Day20 - On "Integrated Tests Are A Scam"

05/03/20192 Min Read — In Testing

I chose J.B. Rainsberger's talk Integrated Tests Are A Scam as my main topic for the last two days. In his talk, JBrains explains the concepts of Integrated Tests, Isolated Tests and explains why Integrated Tests are a Scam. This post describes what I learned from the talk.

What is an Integrated Test?

At the beginning of his talk, JBrains defines integrated tests as follows:

An integrated test is any test where the success or failure, pass or fail result, red or green, depends on many different bits of interesting behavior at once.

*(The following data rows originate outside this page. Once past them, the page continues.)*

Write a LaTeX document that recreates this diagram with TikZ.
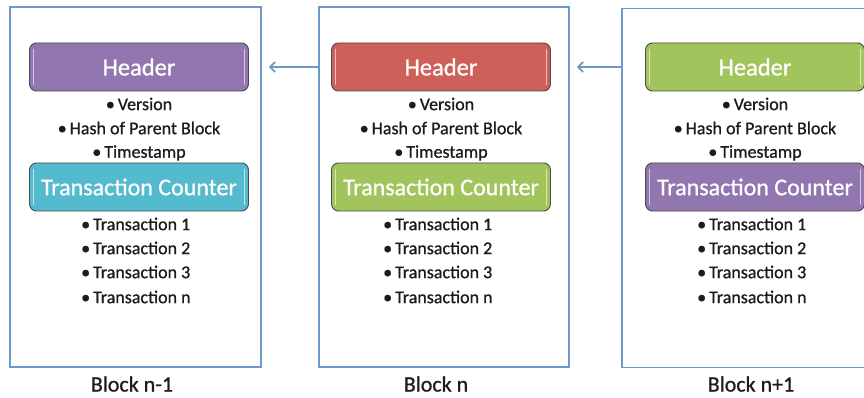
\documentclass[tikz,border=0pt]{standalone}
\usepackage{fontspec}
\setmainfont{Carlito}[RawFeature={embolden=0.8}]
\usetikzlibrary{arrows.meta,calc}
\definecolor{frameblue}{RGB}{108,152,202}
\definecolor{hpurple}{RGB}{146,118,176}
\definecolor{hred}{RGB}{206,96,90}
\definecolor{hgreen}{RGB}{162,196,92}
\definecolor{hcyan}{RGB}{84,186,206}
\definecolor{txt}{RGB}{30,28,26}
\tikzset{
  blockframe/.style={draw=frameblue, line width=1.8pt, inner sep=0pt},
  pill/.style={draw={rgb,255:red,75;green,75;blue,75}, line width=0.9pt, rounded corners=7pt,
     minimum width=219pt, minimum height=48pt, inner sep=0pt, text=white},
  hfont/.style={font=\fontsize{24.5}{26}\selectfont},
  cfont/.style={font=\fontsize{24}{26}\selectfont},
  item/.style={text=txt, font=\fontsize{18}{19}\selectfont, inner sep=0pt},
  blabel/.style={text=txt, font=\fontsize{22}{23}\selectfont, inner sep=0pt},
  link/.style={draw=frameblue, line width=1.8pt, -{Straight Barb[length=5pt,width=10pt,line width=1.8pt]}, shorten >=7pt},
}
\newcommand{\hilite}[2]{%
  \draw[white!60!#2, line width=1.6pt] ($(#1.north west)+(4.5pt,-6pt)$) -- ($(#1.south west)+(4.5pt,6pt)$);
  \draw[white!60!#2, line width=1.6pt] ($(#1.north east)+(-4.5pt,-6pt)$) -- ($(#1.south east)+(-4.5pt,6pt)$);
}
\newcommand{\blockcontent}[5]{% #1 prefix, #2 center x, #3 header color, #4 counter color, #5 bullet x
  \node[pill, hfont, fill=#3] (#1h) at (#2pt,-67pt) {Header};
  \hilite{#1h}{#3}
  \node[item] (#1v) at (#2pt,-104pt) {•\,Version};
  \node[item] (#1p) at (#2pt,-128pt) {•\,Hash of Parent Block};
  \node[item] (#1s) at (#2pt,-153pt) {•\,Timestamp};
  \node[pill, cfont, fill=#4] (#1c) at (#2pt,-187pt) {Transaction Counter};
  \hilite{#1c}{#4}
  \node[item, anchor=west] (#1t1) at (#5pt,-224pt) {•\,Transaction 1};
  \node[item, anchor=west] (#1t2) at (#5pt,-248pt) {•\,Transaction 2};
  \node[item, anchor=west] (#1t3) at (#5pt,-272pt) {•\,Transaction 3};
  \node[item, anchor=west] (#1tn) at (#5pt,-297pt) {•\,Transaction n};
}
\begin{document}
\begin{tikzpicture}[x=1pt,y=1pt]
\useasboundingbox (0,0) rectangle (864,-398);
\clip (0,0) rectangle (864,-398);
\fill[white] (0,0) rectangle (864,-398);
% frames
\node[blockframe, minimum width=251pt, minimum height=360pt] (bL) at (135.5,-187) {};
\node[blockframe, minimum width=250pt, minimum height=360pt] (bM) at (444,-187) {};
\node[blockframe, minimum width=262pt, minimum height=359pt] (bR) at (753,-188) {};
% contents
\blockcontent{L}{139}{hpurple}{hcyan}{81}
\blockcontent{M}{441}{hred}{hgreen}{383}
\blockcontent{R}{755}{hgreen}{hpurple}{697}
% links
\draw[link] (bM.west |- Mh.center) -- (bL.east |- Mh.center);
\draw[link] (bR.west |- Rh.center) -- (bM.east |- Rh.center);
% labels
\node[blabel] (lL) at (132,-384) {Block n-1};
\node[blabel] (lM) at (436,-384) {Block n};
\node[blabel] (lR) at (751,-384) {Block n+1};
\end{tikzpicture}
\end{document}
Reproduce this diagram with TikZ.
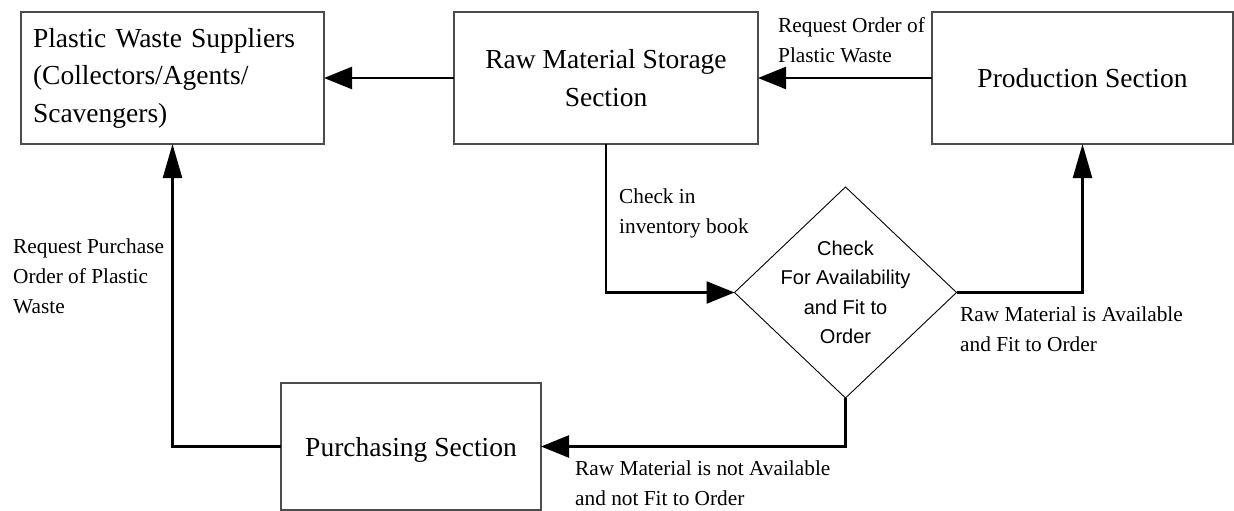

This means that for a failing integrated test, you cannot directly point to where the problem comes from. Good tests have exactly the opposite property, i.e. we know exactly where the problem is when it fails.

What is an Isolated Test?

An isolated test is a test which tests an isolated part of the system, for example, a single function. For me, this means that isolated tests are the opposite of integrated test. When an isolated test fails, we know exactly what's going on and which part of the code caused the problem. This is for the reason that "isolated tests put tremendous pressure on the design".

Integrated Tests vs Isolated Tests

In some situations, it is hard to write good, isolated tests. This is mostly the case when we have several objects or (external) modules which interact with each other in a non-obvious way. The kind of tests we then write to "test" our software is exactly these integrated tests. Why is that? Integrated tests are more somehow a workaround solution caused by a bad design. We then use this kind of test to fill the missing gaps. Integrated tests, in contrast to isolated tests, allows us to take less care of the design, which we surely don't want!

So what's the Scam?

Imagine that 100% of our tests pass but we still find a mistake. We fix the mistake and write an integrated test to be sure that the fix works. We write an integrated test because the system's design makes it hard for us to write isolated tests. We know that integrated tests allow us to design more sloppily, which then results in a higher chance for new mistakes. Spending time on fixing a mistake and writing an integrated test means that we have less time for isolated tests. It may also be too hard to write an isolated test as the design of our software may already be broken. Afterward, we have 100% passing tests which sounds quite nice at first. However, this is not true if much of our tests are integrated tests. It's the opposite case! Integrated tests support us in continuing a sloppy design and thus further increase the potential for new mistakes. And this goes on and on and on ... This is what JBrains calls "a positive feedback loop of negative feelings".